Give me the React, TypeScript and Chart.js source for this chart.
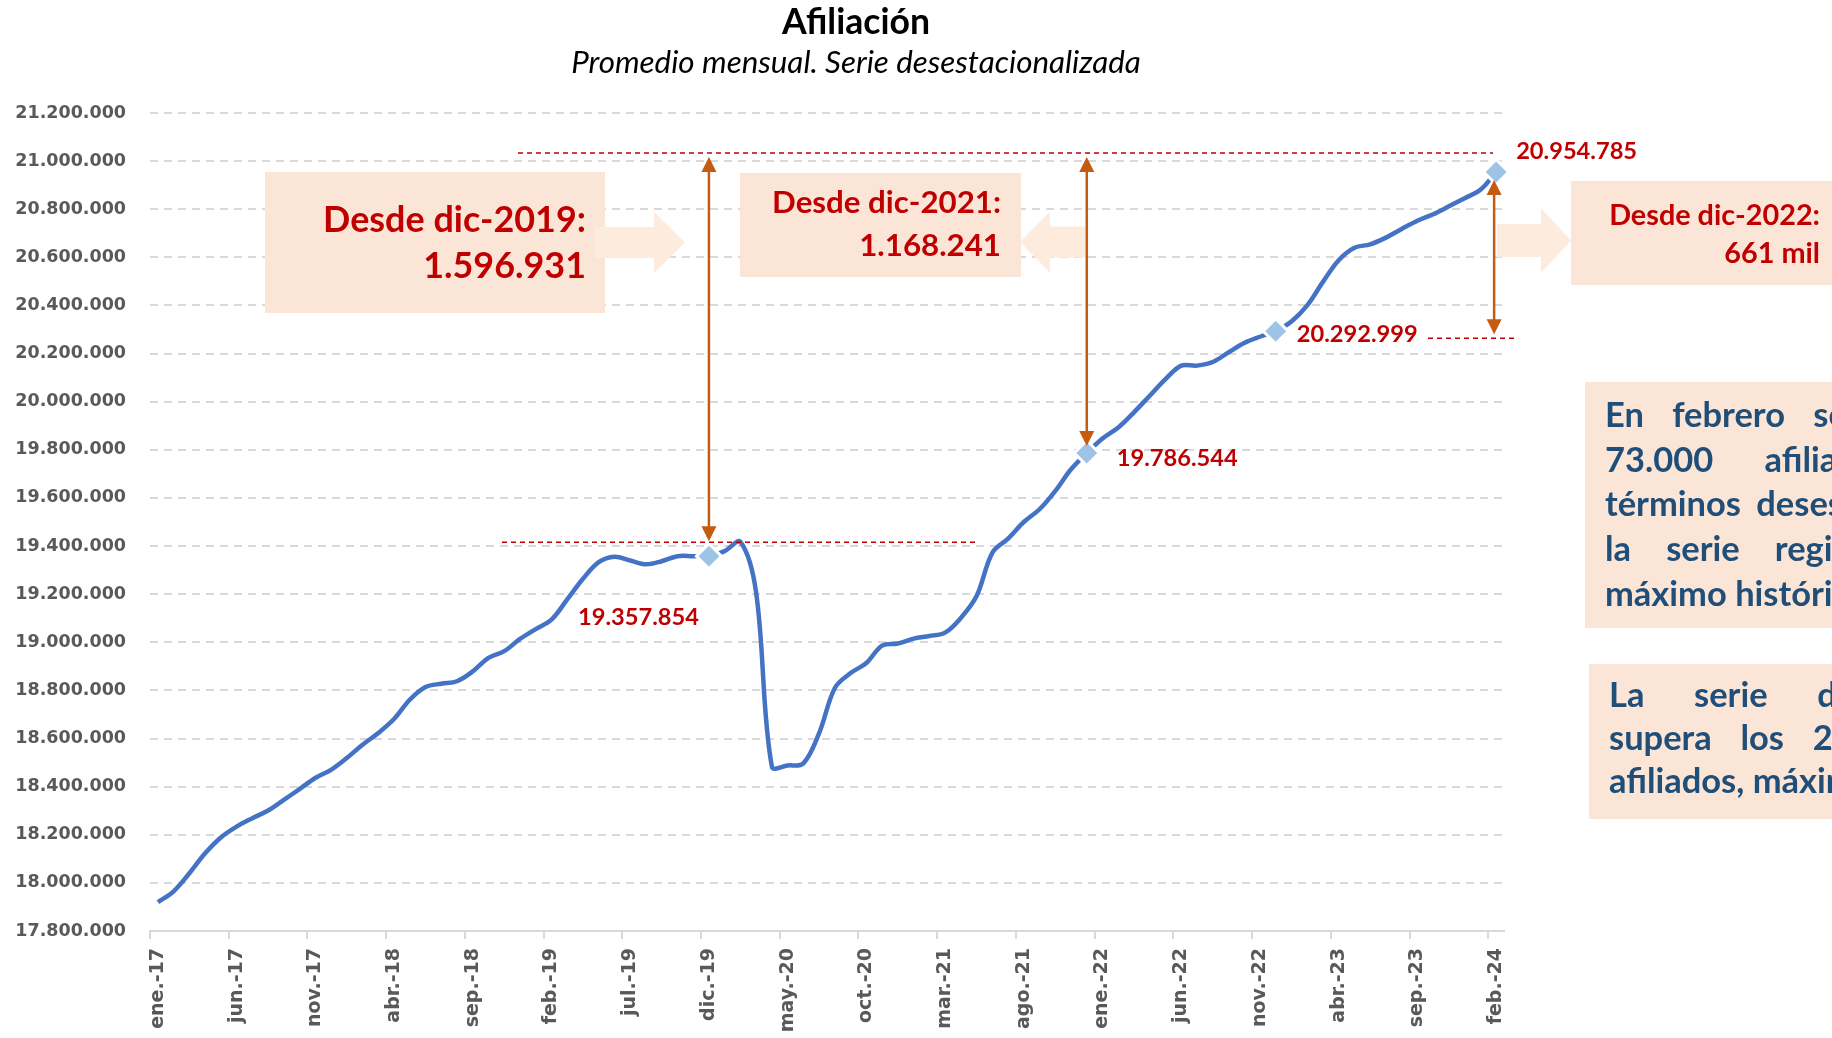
import React, { useEffect, useRef } from 'react';
import { Chart, registerables } from 'chart.js';

Chart.register(...registerables);

// ---------- DATA ----------
const MONTHS = ['ene.', 'feb.', 'mar.', 'abr.', 'may.', 'jun.', 'jul.', 'ago.', 'sep.', 'oct.', 'nov.', 'dic.'];
const YEARS = ['17', '18', '19', '20', '21', '22', '23', '24'];

// Afiliación media mensual, serie desestacionalizada (ene-17 .. feb-24)
const AFILIADOS = [
  17920000, 17965000, 18040000, 18123000, 18189000, 18234000, 18269000, 18301000, 18345000, 18390000, 18436000, 18470000,
  18519000, 18574000, 18623000, 18681000, 18761000, 18814000, 18828000, 18838000, 18879000, 18935000, 18963000, 19014000,
  19055000, 19094000, 19178000, 19264000, 19333000, 19356000, 19340000, 19324000, 19337000, 19358000, 19358000, 19357854,
  19379000, 19417000, 19206000, 18483000, 18488000, 18497000, 18622000, 18810000, 18872000, 18914000, 18986000, 18995000,
  19015000, 19026000, 19040000, 19101000, 19192000, 19372000, 19431000, 19500000, 19553000, 19629000, 19719000, 19786544,
  19847000, 19893000, 19956000, 20025000, 20094000, 20150000, 20150000, 20165000, 20205000, 20244000, 20270000, 20292999,
  20333000, 20400000, 20498000, 20588000, 20640000, 20654000, 20682000, 20718000, 20752000, 20779000, 20812000, 20846000,
  20881000, 20954785,
];

const HIGHLIGHT = [35, 59, 71, 85]; // dic-19, dic-21, dic-22, feb-24
const LABEL_EVERY = 5;
const Y_MIN = 17800000;
const Y_MAX = 21200000;
const Y_STEP = 200000;

const TITLE = 'Afiliación';
const SUBTITLE = 'Promedio mensual. Serie desestacionalizada';

const BOX4_LINES = [
  'En febrero se sumaron casi',
  '73.000 afiliados más en',
  'términos desestacionalizados y',
  'la serie registra un nuevo',
  'máximo histórico.',
];
const BOX5_LINES = ['La serie desestacionalizada', 'supera los 20,9 millones de', 'afiliados, máximo histórico.'];

const CATEGORIES: string[] = [];
YEARS.forEach((y) => MONTHS.forEach((m) => {
  if (CATEGORIES.length < AFILIADOS.length) CATEGORIES.push(`${m}-${y}`);
}));

const fmt = (n: number) => Math.round(n).toString().replace(/\B(?=(\d{3})+(?!\d))/g, '.');
const longName = (i: number) => `${MONTHS[i % 12].replace('.', '')}-20${YEARS[Math.floor(i / 12)]}`;

// ---------- DRAW HELPERS ----------
const RED = '#C00000';
const ORANGE = '#C55A11';
const BOX = '#FBE5D6';
const ARROWFILL = '#FDEBDE';
const BLUE_TEXT = '#1F4E79';

function fitSize(ctx: CanvasRenderingContext2D, text: string, font: string, target: number) {
  ctx.font = font.replace('{s}', '100');
  const w = ctx.measureText(text).width;
  return (100 * target) / w;
}

function blockArrow(ctx: CanvasRenderingContext2D, xStart: number, xBase: number, xTip: number, cy: number, shaftH: number, headH: number) {
  ctx.beginPath();
  ctx.moveTo(xStart, cy - shaftH);
  ctx.lineTo(xBase, cy - shaftH);
  ctx.lineTo(xBase, cy - headH);
  ctx.lineTo(xTip, cy);
  ctx.lineTo(xBase, cy + headH);
  ctx.lineTo(xBase, cy + shaftH);
  ctx.lineTo(xStart, cy + shaftH);
  ctx.closePath();
  ctx.fillStyle = ARROWFILL;
  ctx.fill();
}

function doubleArrow(ctx: CanvasRenderingContext2D, x: number, y1: number, y2: number) {
  const hl = 15;
  const hw = 7.5;
  ctx.strokeStyle = ORANGE;
  ctx.fillStyle = ORANGE;
  ctx.lineWidth = 2.5;
  ctx.setLineDash([]);
  ctx.beginPath();
  ctx.moveTo(x, y1 + hl - 1);
  ctx.lineTo(x, y2 - hl + 1);
  ctx.stroke();
  ctx.beginPath();
  ctx.moveTo(x, y1);
  ctx.lineTo(x - hw, y1 + hl);
  ctx.lineTo(x + hw, y1 + hl);
  ctx.closePath();
  ctx.fill();
  ctx.beginPath();
  ctx.moveTo(x, y2);
  ctx.lineTo(x - hw, y2 - hl);
  ctx.lineTo(x + hw, y2 - hl);
  ctx.closePath();
  ctx.fill();
}

function dashedLine(ctx: CanvasRenderingContext2D, x1: number, x2: number, y: number) {
  ctx.save();
  ctx.strokeStyle = RED;
  ctx.lineWidth = 1.5;
  ctx.setLineDash([5, 4]);
  ctx.beginPath();
  ctx.moveTo(x1, y);
  ctx.lineTo(x2, y);
  ctx.stroke();
  ctx.restore();
}

function justified(ctx: CanvasRenderingContext2D, line: string, x: number, y: number, width: number, justify: boolean) {
  if (!justify) {
    ctx.fillText(line, x, y);
    return;
  }
  const words = line.split(' ');
  const ws = words.map((w) => ctx.measureText(w).width);
  const total = ws.reduce((a, b) => a + b, 0);
  const gap = words.length > 1 ? (width - total) / (words.length - 1) : 0;
  let cx = x;
  words.forEach((w, i) => {
    ctx.fillText(w, cx, y);
    cx += ws[i] + gap;
  });
}

const annotPlugin = {
  id: 'annotations',
  afterDraw(chart: any) {
    const ctx: CanvasRenderingContext2D = chart.ctx;
    const xs = chart.scales.x;
    const ys = chart.scales.y;
    const px = (i: number) => xs.getPixelForValue(i);
    const py = (v: number) => ys.getPixelForValue(v);
    const last = AFILIADOS[AFILIADOS.length - 1];
    const [i19, i21, i22, i24] = HIGHLIGHT;

    ctx.save();
    ctx.textBaseline = 'alphabetic';

    // Title & subtitle
    ctx.fillStyle = '#000000';
    ctx.textAlign = 'center';
    let s = fitSize(ctx, TITLE, 'bold {s}px Lato', 148);
    ctx.font = `bold ${s}px Lato`;
    ctx.fillText(TITLE, 856, 34);
    s = fitSize(ctx, SUBTITLE, 'italic {s}px Lato', 570);
    ctx.font = `italic ${s}px Lato`;
    ctx.fillText(SUBTITLE, 856, 73);

    // Dashed reference lines
    dashedLine(ctx, 518, 1493, 153);
    dashedLine(ctx, 502, 977, py(AFILIADOS[i19]) - 14);
    dashedLine(ctx, 1428, 1515, py(AFILIADOS[i22]) + 7);

    // Boxes
    ctx.fillStyle = BOX;
    ctx.fillRect(265, 172, 340, 141);
    ctx.fillRect(740, 173, 281, 104);
    ctx.fillRect(1571, 181, 320, 104);
    ctx.fillRect(1585, 382, 520, 246);
    ctx.fillRect(1589, 664, 520, 155);

    // Block arrows
    blockArrow(ctx, 595, 654, 685, 242.5, 15.5, 30.5);
    blockArrow(ctx, 1085, 1050, 1020, 242, 15.5, 30.5);
    blockArrow(ctx, 1497, 1541, 1571, 240.5, 16.5, 32.5);

    // Box texts
    ctx.fillStyle = RED;
    ctx.textAlign = 'right';
    const l1 = `Desde ${longName(i19)}:`;
    s = fitSize(ctx, l1, 'bold {s}px Lato', 263);
    ctx.font = `bold ${s}px Lato`;
    ctx.fillText(l1, 586, 232);
    ctx.fillText(fmt(last - AFILIADOS[i19]), 586, 278);

    const l2 = `Desde ${longName(i21)}:`;
    s = fitSize(ctx, l2, 'bold {s}px Lato', 229);
    ctx.font = `bold ${s}px Lato`;
    ctx.fillText(l2, 1001, 213);
    ctx.fillText(fmt(last - AFILIADOS[i21]), 1001, 256);

    const l3 = `Desde ${longName(i22)}:`;
    s = fitSize(ctx, l3, 'bold {s}px Lato', 211);
    ctx.font = `bold ${s}px Lato`;
    ctx.fillText(l3, 1820, 225);
    ctx.fillText(`${Math.floor((last - AFILIADOS[i22]) / 1000)} mil`, 1820, 263);

    // Vertical double arrows
    doubleArrow(ctx, px(i19), 157, py(AFILIADOS[i19]) - 15);
    doubleArrow(ctx, px(i21), 157, py(AFILIADOS[i21]) - 7);
    doubleArrow(ctx, px(i24) - 2, py(AFILIADOS[i24]) + 8, py(AFILIADOS[i22]) + 3);

    // Point value labels
    ctx.fillStyle = RED;
    s = fitSize(ctx, fmt(AFILIADOS[i19]), 'bold {s}px Lato', 121);
    ctx.font = `bold ${s}px Lato`;
    ctx.textAlign = 'right';
    ctx.fillText(fmt(AFILIADOS[i19]), px(i19) - 10, py(AFILIADOS[i19]) + 69);
    ctx.textAlign = 'left';
    ctx.fillText(fmt(AFILIADOS[i21]), px(i21) + 30, py(AFILIADOS[i21]) + 13);
    ctx.fillText(fmt(AFILIADOS[i22]), px(i22) + 21, py(AFILIADOS[i22]) + 11);
    ctx.fillText(fmt(AFILIADOS[i24]), px(i24) + 20, py(AFILIADOS[i24]) - 13);

    // Right text boxes
    ctx.fillStyle = BLUE_TEXT;
    ctx.textAlign = 'left';
    s = fitSize(ctx, 'términos', 'bold {s}px Lato', 136);
    ctx.font = `bold ${s}px Lato`;
    BOX4_LINES.forEach((line, k) => justified(ctx, line, 1605, 427 + k * 44.7, 489, k < BOX4_LINES.length - 1));
    BOX5_LINES.forEach((line, k) => justified(ctx, line, 1609, 707 + k * 43, 495, k < BOX5_LINES.length - 1));

    ctx.restore();
  },
};

export default function App() {
  const ref = useRef<HTMLCanvasElement>(null);

  useEffect(() => {
    if (!ref.current) return;
    const xFont = { family: 'DejaVu Sans', size: 19, weight: 'bold' as const };
    const yFont = { family: 'DejaVu Sans', size: 17.5, weight: 'bold' as const };
    const chart = new Chart(ref.current, {
      type: 'line',
      data: {
        labels: CATEGORIES,
        datasets: [
          {
            data: AFILIADOS,
            borderColor: '#4472C4',
            borderWidth: 4.5,
            tension: 0.35,
            fill: false,
            pointStyle: 'rectRot',
            pointRadius: (c: any) => (HIGHLIGHT.includes(c.dataIndex) ? 12.5 : 0),
            pointHoverRadius: (c: any) => (HIGHLIGHT.includes(c.dataIndex) ? 12.5 : 0),
            pointBackgroundColor: '#9DC3E6',
            pointBorderColor: '#FFFFFF',
            pointBorderWidth: 3,
          },
        ],
      },
      options: {
        responsive: false,
        animation: false,
        devicePixelRatio: 1,
        events: [],
        layout: { padding: { top: 113, right: 328, bottom: 0, left: 0 } },
        plugins: {
          legend: { display: false },
          title: { display: false },
          tooltip: { enabled: false },
        },
        scales: {
          x: {
            type: 'category',
            offset: true,
            afterFit: (scale: any) => {
              scale.height = 107;
            },
            grid: {
              display: true,
              offset: true,
              drawOnChartArea: false,
              drawTicks: true,
              tickLength: 8,
              lineWidth: 2,
              color: (c: any) => (c.index % LABEL_EVERY === 0 ? '#D9D9D9' : 'rgba(0,0,0,0)'),
            },
            border: { display: true, color: '#D9D9D9', width: 2 },
            ticks: {
              autoSkip: false,
              maxRotation: 90,
              minRotation: 90,
              padding: 9,
              color: '#595959',
              font: xFont,
              callback: (_v: any, idx: number) => (idx % LABEL_EVERY === 0 ? CATEGORIES[idx] : ''),
            },
          },
          y: {
            min: Y_MIN,
            max: Y_MAX,
            afterFit: (scale: any) => {
              scale.width = 150;
            },
            grid: { color: '#D9D9D9', lineWidth: 2, drawTicks: false },
            border: { display: false, dash: [8, 6] },
            ticks: {
              stepSize: Y_STEP,
              padding: 24,
              color: '#595959',
              font: yFont,
              callback: (v: any) => fmt(Number(v)),
            },
          },
        },
      },
      plugins: [annotPlugin],
    } as any);
    return () => chart.destroy();
  }, []);

  return (
    <div style={{ position: 'fixed', left: 0, top: 0, width: 1832, height: 1038, overflow: 'hidden', background: '#ffffff' }}>
      <canvas ref={ref} width={1832} height={1038} style={{ display: 'block', width: 1832, height: 1038 }} />
    </div>
  );
}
—————
PROMPT >> Repeat the lines above, starting at the first and stopping after the line that holds "Chart.register(...registerables);", with the pictures left out.

IN RESPONSE >>
Give me the React, TypeScript and Chart.js source for this chart.
import React, { useEffect, useRef } from 'react';
import { Chart, registerables } from 'chart.js';

Chart.register(...registerables);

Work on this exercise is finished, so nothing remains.